Season eight of Wentworth premieres Thursday night on APTN, and it picks up where season seven left off.
The multi-award-winning drama returns with 10 new episodes packed with rivalries, unlikely allegiances, friendships and power struggles.
Wentworth has grown exponentially since its inception back in 2013 focusing more on Indigenous heritage and representation in recent years, something Leah Purcell – who plays Rita Connors on the show after joining during season six, says was a key point in her joining the show.
“I’m a Goa-Gunggari-Wakka Wakka Murri woman so I’m from Queensland, that’s in the north of the country,” Purcell said in a Zoom interview from Australia.
“Part of I guess luring me to the role and the production was that we would focus on my Indigenous heritage and Rarriwuy Hick, who plays my sister and that we could collaborate on that so that we felt we had control of our storyline and made sure that we were authentic to our mobs and our people and we wanted to get it right because it was a representation,” she said.
The show’s premise of Indigenous women in prison being the main characters is an example of art imitating life.
In Purcell’s native Australia, Indigenous people make up most of the prison system and many still face racism much like here in Canada and around the world.
“We all know the true numbers for First Nations people in prisons are high across the world, so that representation wasn’t quite right when me and Rarriwuy arrived,” replied Purcell. “We said there’s only two Indigenous women here, where you know, we know the numbers are way, way higher but they really heard us and took that on and wanted to you know show not only in Australia but the world we’re listening and trying to find that diversity within the characters and in our lead characters too.”
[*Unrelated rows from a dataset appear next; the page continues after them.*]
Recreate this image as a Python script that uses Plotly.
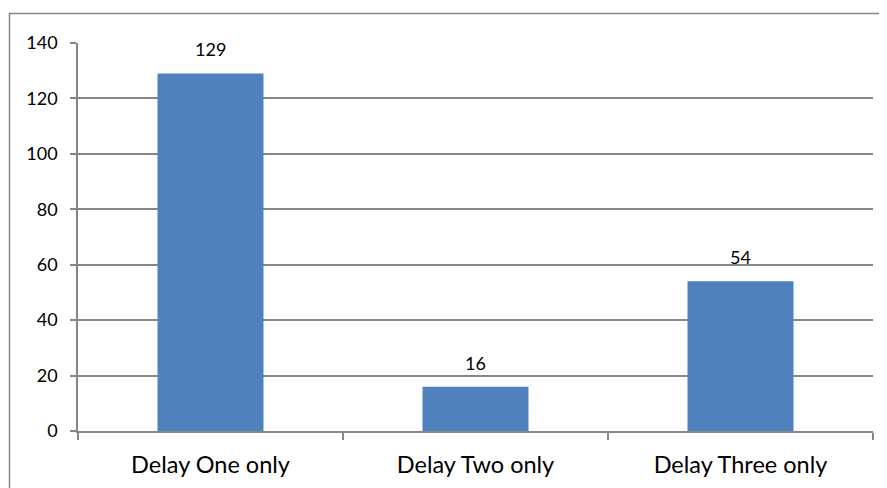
import plotly.graph_objects as go

# data
categories = ["Delay One only", "Delay Two only", "Delay Three only"]
counts = [129, 16, 54]
y_ticks = [0, 20, 40, 60, 80, 100, 120, 140]

# page body has an 8px margin, so the figure is offset by 8px
W, H = 887, 488
ml, mr, mt, mb = 70, 22, 35, 65
grey = "#868686"
font_name = "Lato, Open Sans, sans-serif"

fig = go.Figure()
fig.add_trace(go.Bar(
    x=categories,
    y=counts,
    marker=dict(color="#4F81BD", line=dict(width=0)),
    showlegend=False,
))

# value labels above each bar
for cat, val in zip(categories, counts):
    fig.add_annotation(x=cat, y=val, text=str(val), showarrow=False,
                       yshift=24, font=dict(size=18, color="black", family=font_name))

# outer chart border (left and top edges visible, rest cut off)
pw = W - ml - mr
ph = H - mt - mb
fig.add_shape(type="rect", xref="paper", yref="paper",
              x0=(1.5 - ml) / pw, x1=(W + 5 - ml) / pw,
              y0=-(mb + 5) / ph, y1=(H - mb - 5.5) / ph,
              line=dict(color=grey, width=1.5), fillcolor="rgba(0,0,0,0)", layer="below")

fig.update_layout(
    width=W, height=H,
    margin=dict(l=ml, r=mr, t=mt, b=mb),
    paper_bgcolor="white",
    plot_bgcolor="white",
    bargap=0.6,
    font=dict(family=font_name, color="black"),
    xaxis=dict(
        showline=True, linecolor=grey, linewidth=1.5,
        ticks="outside", ticklen=7, tickcolor=grey, tickwidth=1.5,
        tickson="boundaries",
        ticklabelstandoff=12,
        tickfont=dict(size=23.5, family=font_name),
        showgrid=False,
    ),
    yaxis=dict(
        range=[0, 140],
        tickvals=y_ticks,
        showline=True, linecolor=grey, linewidth=1.5,
        ticks="outside", ticklen=6, tickcolor=grey, tickwidth=1.5,
        ticklabelstandoff=9,
        showgrid=True, gridcolor=grey, gridwidth=1.5,
        zeroline=False,
        tickfont=dict(size=18, family=font_name),
    ),
)

fig.write_html("out.html")
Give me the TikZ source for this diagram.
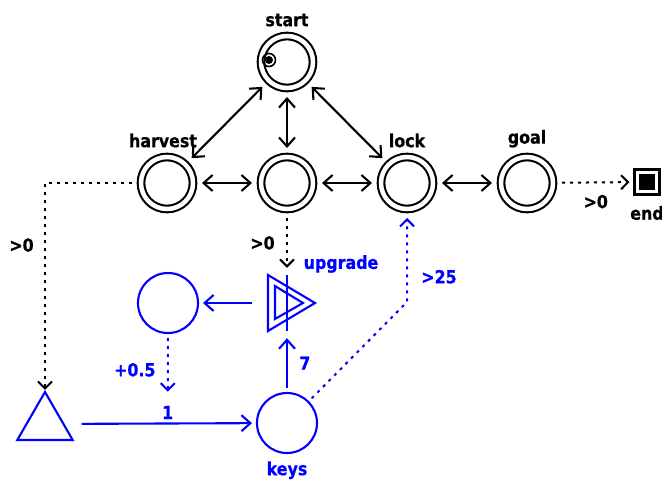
\documentclass[tikz,border=0pt]{standalone}
\usepackage{fontspec}
\setmainfont{DejaVu Sans}[FakeStretch=0.88, BoldFeatures={FakeBold=0.6}]
\usetikzlibrary{arrows.meta,shapes.geometric}

\tikzset{
  stnode/.style={circle, draw, double, double distance=4.5pt, line width=2.1pt,
    minimum size=52pt, inner sep=0pt, outer sep=9pt},
  pool/.style={circle, draw=blue, line width=2.1pt, minimum size=60pt,
    inner sep=0pt, outer sep=5pt},
  link/.style={line width=2.1pt,
    {Straight Barb[length=9pt,width=16pt]}-{Straight Barb[length=9pt,width=16pt]}},
  flow/.style={line width=2.1pt, -{Straight Barb[length=9pt,width=16pt]}},
  trig/.style={line width=2pt, dash pattern=on 3pt off 5pt,
    -{Straight Barb[length=7pt,width=14pt]}}
}

\begin{document}
\begin{tikzpicture}[x=1pt, y=-1pt, font=\bfseries\fontsize{18}{21}\selectfont,
    label distance=-3pt]
  \useasboundingbox (0,0) rectangle (662,482);

  % Estados
  \node[stnode, label={above:start}] (start) at (287,62) {};
  \node[stnode, label={[xshift=-4pt]above:harvest}] (harvest) at (167,183) {};
  \node[stnode] (mid) at (287,183) {};
  \node[stnode, label={above:lock}] (lock) at (407,183) {};
  \node[stnode, label={above:goal}] (goal) at (527,183) {};

  % Marca de inicio
  \draw[line width=1.6pt] ([shift={(-18,-2)}]start.center) circle[radius=6.5pt];
  \fill ([shift={(-18,-2)}]start.center) circle[radius=4pt];

  % Final
  \node[draw, line width=2.1pt, minimum size=25pt, inner sep=0pt, outer sep=5pt,
    label={[label distance=3pt]below:end}] (end) at (647,182) {};
  \node[fill, minimum size=16pt, inner sep=0pt] (endcore) at (end) {};

  % Conexiones entre estados
  \draw[link] (start) -- (harvest);
  \draw[link] (start) -- (mid);
  \draw[link] (start) -- (lock);
  \draw[link] (harvest) -- (mid);
  \draw[link] (mid) -- (lock);
  \draw[link] (lock) -- (goal);
  \draw[trig] (goal) -- node[below=8pt] (gtend) {>0} (end);

  % Recursos
  \node[pool] (bank) at (168,303) {};
  \node[pool, label={[blue, label distance=0pt]below:keys}] (keys) at (287,423) {};
  \node[regular polygon, regular polygon sides=3, draw=blue, line width=2.1pt,
    minimum size=64pt, inner sep=0pt] (src) at (45,424) {};

  % Convertidor
  \node[circle, minimum size=70pt, inner sep=0pt] (upg) at (287,303) {};
  \draw[blue, line width=2.1pt] ([shift={(-19,-28)}]upg.center)
    -- ([shift={(28,0)}]upg.center) -- ([shift={(-19,28)}]upg.center) -- cycle;
  \draw[blue, line width=2.1pt] ([shift={(-12,-17)}]upg.center)
    -- ([shift={(16,0)}]upg.center) -- ([shift={(-12,16)}]upg.center) -- cycle;
  \draw[blue, line width=2.1pt] ([shift={(0,-28)}]upg.center)
    -- ([shift={(0,28)}]upg.center);
  \node[blue] (upglbl) at (341,264) {upgrade};

  % Flujos
  \draw[flow, blue, shorten <=17pt] (src) -- node[pos=0.55, above] (rate) {1} (keys);
  \draw[flow, blue] (keys) -- node[right=8pt] (cost) {7} (upg);
  \draw[flow, blue] (upg) -- (bank);

  % Disparadores
  \draw[trig] (harvest.west) -| node[pos=0.65, left=7pt] (gtsrc) {>0} (src.north);
  \draw[trig] (mid) -- node[left=8pt] (gtupg) {>0} (upg);
  \draw[trig, blue, shorten >=10pt] (bank) -- node[left=8pt] (bonus) {+0.5} (rate);
  \coordinate (kink) at (407,302);
  \draw[trig, blue] (keys.north east) -- (kink)
    -- node[pos=0.3, right=10pt] (gtlock) {>25} (lock);
\end{tikzpicture}
\end{document}
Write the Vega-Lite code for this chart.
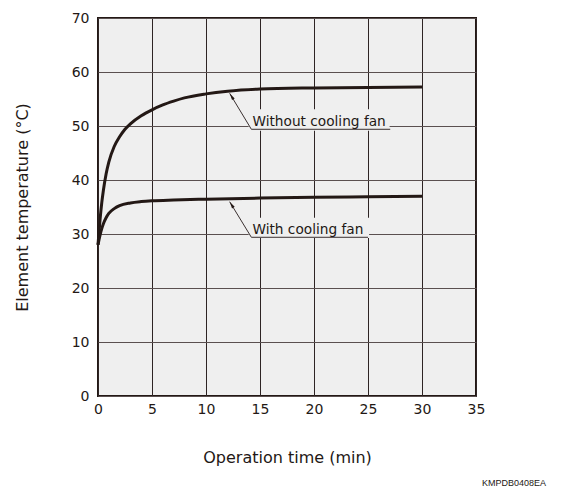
{
  "$schema": "https://vega.github.io/schema/vega-lite/v6.json",
  "width": 378,
  "height": 378,
  "autosize": "none",
  "padding": {"left": 98, "top": 18, "right": 87, "bottom": 98},
  "background": "#ffffff",
  "title": {
    "text": "KMPDB0408EA",
    "orient": "bottom",
    "anchor": "end",
    "frame": "group",
    "font": "Liberation Sans",
    "fontSize": 9,
    "fontWeight": "normal",
    "color": "#231815",
    "dx": 70,
    "offset": 14
  },
  "config": {
    "view": {"fill": "#efefef", "stroke": "#231815", "strokeWidth": 2},
    "axis": {
      "labelFont": "DejaVu Sans",
      "labelFontSize": 14,
      "labelColor": "#231815",
      "titleFont": "DejaVu Sans",
      "titleFontSize": 16,
      "titleFontWeight": "normal",
      "titleColor": "#231815",
      "ticks": false,
      "domain": false,
      "grid": true,
      "gridOpacity": 1,
      "gridWidth": 1
    }
  },
  "datasets": {
    "curves": [
      {"series": "without", "t": 0, "temp": 28.0},
      {"series": "without", "t": 0.1, "temp": 30.6},
      {"series": "without", "t": 0.2, "temp": 32.9},
      {"series": "without", "t": 0.35, "temp": 35.8},
      {"series": "without", "t": 0.5, "temp": 38.1},
      {"series": "without", "t": 0.75, "temp": 41.1},
      {"series": "without", "t": 1.0, "temp": 43.3},
      {"series": "without", "t": 1.5, "temp": 46.2},
      {"series": "without", "t": 2, "temp": 48.0},
      {"series": "without", "t": 2.5, "temp": 49.4},
      {"series": "without", "t": 3, "temp": 50.4},
      {"series": "without", "t": 4, "temp": 51.9},
      {"series": "without", "t": 5, "temp": 53.0},
      {"series": "without", "t": 6, "temp": 53.9},
      {"series": "without", "t": 7, "temp": 54.6},
      {"series": "without", "t": 8, "temp": 55.2},
      {"series": "without", "t": 10, "temp": 55.95},
      {"series": "without", "t": 12, "temp": 56.45},
      {"series": "without", "t": 15, "temp": 56.85},
      {"series": "without", "t": 20, "temp": 57.05},
      {"series": "without", "t": 25, "temp": 57.15},
      {"series": "without", "t": 30, "temp": 57.2},
      {"series": "with", "t": 0, "temp": 28.0},
      {"series": "with", "t": 0.1, "temp": 29.0},
      {"series": "with", "t": 0.2, "temp": 29.9},
      {"series": "with", "t": 0.35, "temp": 31.0},
      {"series": "with", "t": 0.5, "temp": 31.9},
      {"series": "with", "t": 0.75, "temp": 33.0},
      {"series": "with", "t": 1.0, "temp": 33.8},
      {"series": "with", "t": 1.5, "temp": 34.7},
      {"series": "with", "t": 2, "temp": 35.25},
      {"series": "with", "t": 3, "temp": 35.75},
      {"series": "with", "t": 4, "temp": 36.0},
      {"series": "with", "t": 5, "temp": 36.15},
      {"series": "with", "t": 7, "temp": 36.3},
      {"series": "with", "t": 10, "temp": 36.45},
      {"series": "with", "t": 15, "temp": 36.65},
      {"series": "with", "t": 20, "temp": 36.8},
      {"series": "with", "t": 25, "temp": 36.9},
      {"series": "with", "t": 30, "temp": 37.0}
    ],
    "boxes": [
      {"label": "Without cooling fan", "x1": 13.95, "x2": 27.0, "y1": 49.1, "y2": 53.1},
      {"label": "With cooling fan", "x1": 13.95, "x2": 25.1, "y1": 29.26, "y2": 33.0}
    ],
    "leaders": [
      {"label": "Without cooling fan", "o": 1, "t": 12.19, "temp": 56.05},
      {"label": "Without cooling fan", "o": 2, "t": 14.2, "temp": 49.39},
      {"label": "Without cooling fan", "o": 3, "t": 27.06, "temp": 49.39},
      {"label": "With cooling fan", "o": 1, "t": 12.19, "temp": 35.98},
      {"label": "With cooling fan", "o": 2, "t": 14.2, "temp": 29.39},
      {"label": "With cooling fan", "o": 3, "t": 25.0, "temp": 29.39}
    ],
    "heads": [
      {"label": "Without cooling fan", "t": 12.19, "temp": 56.05},
      {"label": "With cooling fan", "t": 12.19, "temp": 35.98}
    ],
    "labels": [
      {"label": "Without cooling fan", "t": 14.3, "temp": 50.05},
      {"label": "With cooling fan", "t": 14.3, "temp": 30.05}
    ]
  },
  "encoding": {
    "x": {
      "field": "t",
      "type": "quantitative",
      "scale": {"domain": [0, 35], "nice": false, "zero": false},
      "axis": {
        "title": "Operation time (min)",
        "values": [0, 5, 10, 15, 20, 25, 30, 35],
        "labelPadding": 6,
        "titlePadding": 33,
        "gridColor": "#2e2424",
        "labelFlush": false
      }
    },
    "y": {
      "field": "temp",
      "type": "quantitative",
      "scale": {"domain": [0, 70], "nice": false, "zero": false},
      "axis": {
        "title": "Element temperature (°C)",
        "values": [0, 10, 20, 30, 40, 50, 60, 70],
        "labelPadding": 9,
        "titlePadding": 41,
        "gridColor": "#5a5050",
        "labelFlush": false
      }
    }
  },
  "layer": [
    {
      "data": {"name": "boxes"},
      "mark": {"type": "rect", "fill": "#efefef", "stroke": null},
      "encoding": {
        "x": {"field": "x1", "type": "quantitative"},
        "x2": {"field": "x2"},
        "y": {"field": "y1", "type": "quantitative"},
        "y2": {"field": "y2"}
      }
    },
    {
      "data": {"name": "leaders"},
      "mark": {"type": "line", "stroke": "#3a3030", "strokeWidth": 1, "interpolate": "linear"},
      "encoding": {
        "detail": {"field": "label"},
        "order": {"field": "o", "type": "quantitative"}
      }
    },
    {
      "data": {"name": "heads"},
      "mark": {
        "type": "point",
        "shape": "M0,0L-0.22,1L0.22,1Z",
        "filled": true,
        "fill": "#231815",
        "stroke": null,
        "size": 196,
        "opacity": 1,
        "angle": 328
      }
    },
    {
      "data": {"name": "curves"},
      "mark": {"type": "line", "stroke": "#231815", "strokeWidth": 3, "interpolate": "monotone"},
      "encoding": {"detail": {"field": "series"}}
    },
    {
      "data": {"name": "labels"},
      "mark": {
        "type": "text",
        "align": "left",
        "baseline": "alphabetic",
        "font": "DejaVu Sans",
        "fontSize": 13.7,
        "color": "#231815"
      },
      "encoding": {"text": {"field": "label"}}
    }
  ]
}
In this social climate, with rallies for equal treatment and justice for Black, Indigenous and people of colour (BIPOC), Purcell believes hope is on the horizon.
“It is a problem with our First Nations people, and what’s wonderful about this time is there’s a lot of young people coming through who are technically savvy and are voices and what’s strong is that the movement, the cause is still fight and still fire in our bellies and that’s what’s so important for us,” she said.
“You know it took 200 plus years to destroy us but we’re coming back, and that’s across the world.”
In Canada, the federal government pledged to address the over incarceration of Indigenous Peoples in Wednesday’s speech from the throne.
As for what viewers can expect in season eight of Wentworth, Purcell was tight-lipped but said viewers can still expect the same energy and emotion fans fell in love with over previous seasons.
“There’s fire in everyone’s bellies, of course there’s going to be a bit of biffo, of course there’s a beautiful love story, we’ve got new characters coming in. They’re exciting, there’s a young generation, their holding the storyline,” she said.
“And some of our favourite female actors have graced us. It’s action packed and once again it’s still the wild ride that Wentworth is that everyone loves.”